Si l'on pousse plus avant ce raisonnement, on aboutit très vite à une sorte de principe archimédiatique selon lequel tout corps parlant plongé dans l'arène médiatique reçoit de la part de celui-ci une poussée verticale... Autrement dit, s'il ne se noie pas, il émerge plus fort en ce qui concerne l'objet fondamental de son activité. C'est qu'en réalité, l'essentiel n'est pas le média, mais le dirigeant ; ce n'est pas l'externe, mais l'interne. In fine, un processus d'accompagnement médiatique bien conduit au milieu de circonstances un peu rudes met en effet un dirigeant en situation, dirait-on en politique - autrement dit, en position renforcée pour conduire le projet qu'il porte pour l'organisation qu'il sert.

Pourquoi cela ? Il y a bien sûr le syndrome du sauveur, ou celui du chevalier au milieu de ces joutes contemporaines qu'affectionnent les arènes médiatiques. Les spécialistes de la conduite du changement qui ont été formés chez Vladimir Propp à l'étude structuraliste des contes en savent quelque chose. La dimension symbolique ne compte pas pour rien dans l'affaire. Mais il y a autre chose, qui touche davantage au leadership qu'à la communication.

Le type qui finit par ressortir de la lessiveuse a appris quelque chose de fondamental sur lui-même. Il a hésité, puis combattu, donné du sens, mis en perspective. Il s'est défendu mais, surtout, il s'est engagé. Il a dû, ce faisant, sortir de lui-même, mettre à l'épreuve ses résistances, passer des seuils, franchir de nouvelles frontières. Comme le militant après la première campagne, le marathonien après le premier marathon et le parachutiste après le deuxième saut : ce n'est plus le même homme.

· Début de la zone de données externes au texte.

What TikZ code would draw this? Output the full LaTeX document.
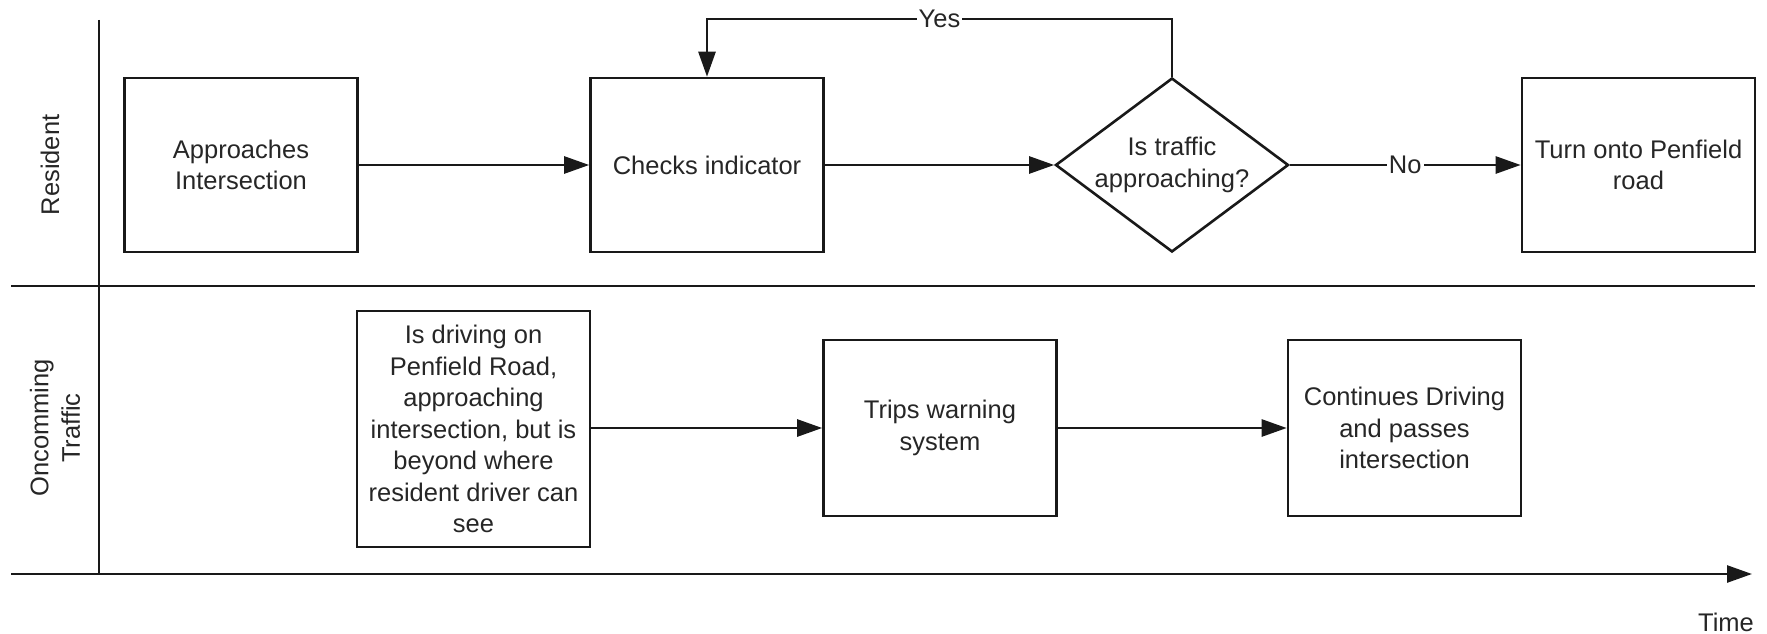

Le reste est péripétie. A l'heure de l'information en continu et des réseaux sociaux, tout le monde aura vite oublié le plus ou moins gros pépin contre lequel vous aurez ferraillé quelques semaines plus tôt. Tout le monde, sauf vous-même et l'organisation que vous dirigez. Je soutiens qu'une partie fondamentale de l'intérêt du métier vient de ce processus de transformation intime qui fait du dircom, moins un arracheur de dents qu'un accoucheur de talents. En un mot, dans le média coaching, ce qui compte, ce n'est pas le média, c'est le coaching.